COMMONWEALTH OF PENNSYLVANIA                    IN THE SUPERIOR COURT OF
                                                      PENNSYLVANIA
                            Appellee

                       v.

GEORGE DALIE

                            Appellant                No. 1267 EDA 2014


                   Appeal from the PCRA Order April 15, 2014
                In the Court of Common Pleas of Chester County
              Criminal Division at No(s): CP-15-CR-0004044-2006


BEFORE: GANTMAN, P.J., ALLEN, J., and FITZGERALD, J.*

MEMORANDUM BY GANTMAN, P.J.:                      FILED OCTOBER 15, 2014

        Appellant, George Dalie, appeals from the order entered in the Chester

County Court of Common Pleas, dismissing as untimely his first petition filed

pursuant to the Post Conviction Relief Act (“PCRA”).1 We affirm.

        The relevant facts and procedural history of this case are as follows.

On July 19, 2006, Appellant was involved in a fight with a fellow inmate at

Chester County Prison.
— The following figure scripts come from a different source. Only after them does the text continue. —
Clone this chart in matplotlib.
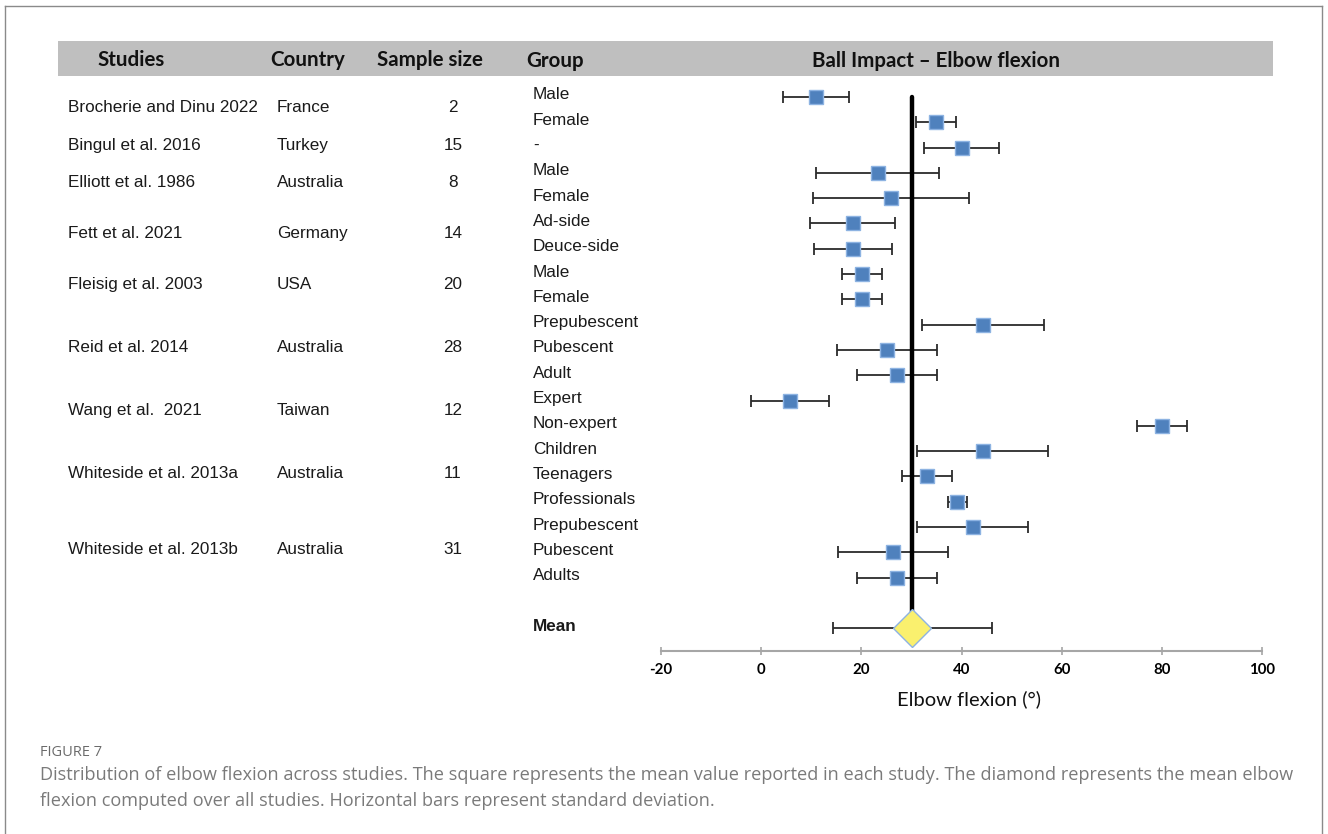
import matplotlib
matplotlib.use("Agg")
import matplotlib.pyplot as plt
import matplotlib.transforms as mtransforms
from matplotlib.patches import Rectangle
from matplotlib.lines import Line2D
import numpy as np

# ---------------- data ----------------
studies = ["Brocherie and Dinu 2022", "Bingul et al. 2016", "Elliott et al. 1986",
           "Fett et al. 2021", "Fleisig et al. 2003", "Reid et al. 2014",
           "Wang et al.  2021", "Whiteside et al. 2013a", "Whiteside et al. 2013b"]
countries = ["France", "Turkey", "Australia", "Germany", "USA", "Australia",
             "Taiwan", "Australia", "Australia"]
sample_sizes = [2, 15, 8, 14, 20, 28, 12, 11, 31]
groups_per_study = [2, 1, 2, 2, 2, 3, 2, 3, 3]

groups = ["Male", "Female", "-", "Male", "Female", "Ad-side", "Deuce-side",
          "Male", "Female", "Prepubescent", "Pubescent", "Adult", "Expert",
          "Non-expert", "Children", "Teenagers", "Professionals",
          "Prepubescent", "Pubescent", "Adults"]
means = [11.0, 35.0, 40.0, 23.3, 25.9, 18.3, 18.3, 20.2, 20.2, 44.3, 25.2,
         27.2, 5.7, 80.0, 44.2, 33.2, 39.2, 42.2, 26.3, 27.2]
sds = [6.6, 4.0, 7.4, 12.3, 15.6, 8.5, 7.8, 4.0, 4.0, 12.2, 10.0, 8.0, 7.8,
       5.0, 13.0, 5.0, 1.9, 11.0, 11.0, 8.0]
overall_mean = 30.2
overall_sd = 15.8

xticks = [-20, 0, 20, 40, 60, 80, 100]
header_labels = ["Studies", "Country", "Sample size", "Group",
                 "Ball Impact \u2013 Elbow flexion"]
xlabel = "Elbow flexion (\u00b0)"
caption_title = "FIGURE 7"
caption_lines = [
    "Distribution of elbow flexion across studies. The square represents the mean value reported in each study. The diamond represents the mean elbow",
    "flexion computed over all studies. Horizontal bars represent standard deviation.",
]

# ---------------- figure ----------------
W, H = 1328, 834
fig = plt.figure(figsize=(W / 100, H / 100), dpi=100)
fig.patch.set_facecolor("white")

def fx(x):
    return x / W

def fy(y):
    return 1 - y / H

# outer frame (left, top, right)
frame_col = "#8a8a8a"
fig.add_artist(Line2D([fx(5), fx(5)], [fy(6), 0], transform=fig.transFigure, color=frame_col, lw=1.0))
fig.add_artist(Line2D([fx(5), fx(1322)], [fy(6), fy(6)], transform=fig.transFigure, color=frame_col, lw=1.0))
fig.add_artist(Line2D([fx(1322), fx(1322)], [fy(6), 0], transform=fig.transFigure, color=frame_col, lw=1.0))

# header band
fig.add_artist(Rectangle((fx(58), fy(76)), fx(1273) - fx(58), fy(41) - fy(76),
                         transform=fig.transFigure, facecolor="#BFBFBF", edgecolor="none"))
hdr_font = dict(family="Lato", fontweight="bold", fontsize=14.8, color="#111111", va="center")
fig.text(fx(131), fy(60), header_labels[0], ha="center", **hdr_font)
fig.text(fx(308), fy(60), header_labels[1], ha="center", **hdr_font)
fig.text(fx(430), fy(60), header_labels[2], ha="center", **hdr_font)
fig.text(fx(526), fy(61), header_labels[3], ha="left", **hdr_font)
fig.text(fx(936), fy(61), header_labels[4], ha="center", **hdr_font)

# ---------------- axes ----------------
ax = fig.add_axes([fx(661), fy(651), fx(1262) - fx(661), (651 - 80) / H])
n = len(groups)
rows = np.arange(n)
mean_row = n + 1

ax.errorbar(means, rows, xerr=sds, fmt="none", ecolor="#2b2b2b", elinewidth=1.3,
            capsize=4.5, capthick=1.3, zorder=2)
ax.errorbar([overall_mean], [mean_row], xerr=[overall_sd], fmt="none", ecolor="#2b2b2b",
            elinewidth=1.3, capsize=4.5, capthick=1.3, zorder=2)
ax.plot([overall_mean, overall_mean], [rows[0], mean_row], color="black", lw=3.2,
        solid_capstyle="round", zorder=3)
ax.plot(means, rows, linestyle="none", marker="s", markersize=10.5,
        markerfacecolor="#4F81BD", markeredgecolor="#8DB3E2", markeredgewidth=1.0, zorder=4)
ax.plot([overall_mean], [mean_row], linestyle="none", marker="D", markersize=19.5,
        markerfacecolor="#FAF06E", markeredgecolor="#8DB3E2", markeredgewidth=1.0, zorder=5)

ax.set_xlim(xticks[0], xticks[-1])
ax.set_ylim(mean_row + 0.9, -0.67)
ax.set_xticks(xticks)
ax.set_xticklabels([str(t) for t in xticks], fontfamily="Lato", fontweight="bold", fontsize=10.8)
ax.set_yticks([])
for s in ["left", "top", "right"]:
    ax.spines[s].set_visible(False)
ax.spines["bottom"].set_color("#A6A6A6")
ax.spines["bottom"].set_linewidth(1.5)
ax.tick_params(axis="x", direction="inout", length=6, width=1.2, color="#A6A6A6", pad=6)
ax.set_xlabel(xlabel, fontfamily="Lato", fontsize=14.5, labelpad=9, color="#111111")
ax.xaxis.set_label_coords(0.512, -0.068)
ax.patch.set_alpha(0)

# group labels and table text
blend = mtransforms.blended_transform_factory(fig.transFigure, ax.transData)
txt_font = dict(family="Liberation Sans", fontsize=12.3, color="#1a1a1a", va="center")
for i, g in enumerate(groups):
    ax.text(fx(533), i - 0.08, g, transform=blend, ha="left", **txt_font)
ax.text(fx(533), mean_row - 0.05, "Mean", transform=blend, ha="left", fontweight="bold",
        **txt_font)

start = 0
for s, c, nsz, k in zip(studies, countries, sample_sizes, groups_per_study):
    yc = start + (k - 1) / 2 - 0.1
    ax.text(fx(68), yc, s, transform=blend, ha="left", **txt_font)
    ax.text(fx(277), yc, c, transform=blend, ha="left", **txt_font)
    ax.text(fx(453), yc, str(nsz), transform=blend, ha="center", **txt_font)
    start += k

# caption
fig.text(fx(40), fy(752), caption_title, fontfamily="Open Sans", fontsize=10.5, color="#6b6b6b",
         va="center", ha="left")
for j, line in enumerate(caption_lines):
    fig.text(fx(40), fy(775 + 26 * j), line, fontfamily="Open Sans", fontsize=13.1,
             color="#7a7a7a", va="center", ha="left")

fig.savefig("out.png", dpi=100)
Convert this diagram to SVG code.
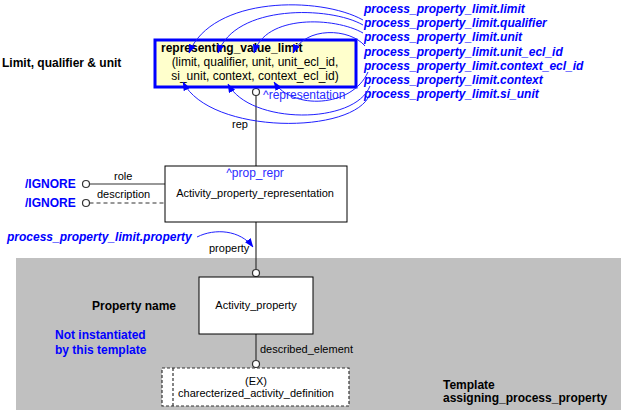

Appellant punched and stomped on the head of the

victim.    At the conclusion of a two-day trial, on May 23, 2007, a jury

convicted Appellant of aggravated assault, simple assault, assault by

prisoner, and recklessly endangering another person. On August 20, 2007,

____________________________________________


1
    42 Pa.C.S.A. §§ 9541-9546.


_____________________________

*Former Justice specially assigned to the Superior Court.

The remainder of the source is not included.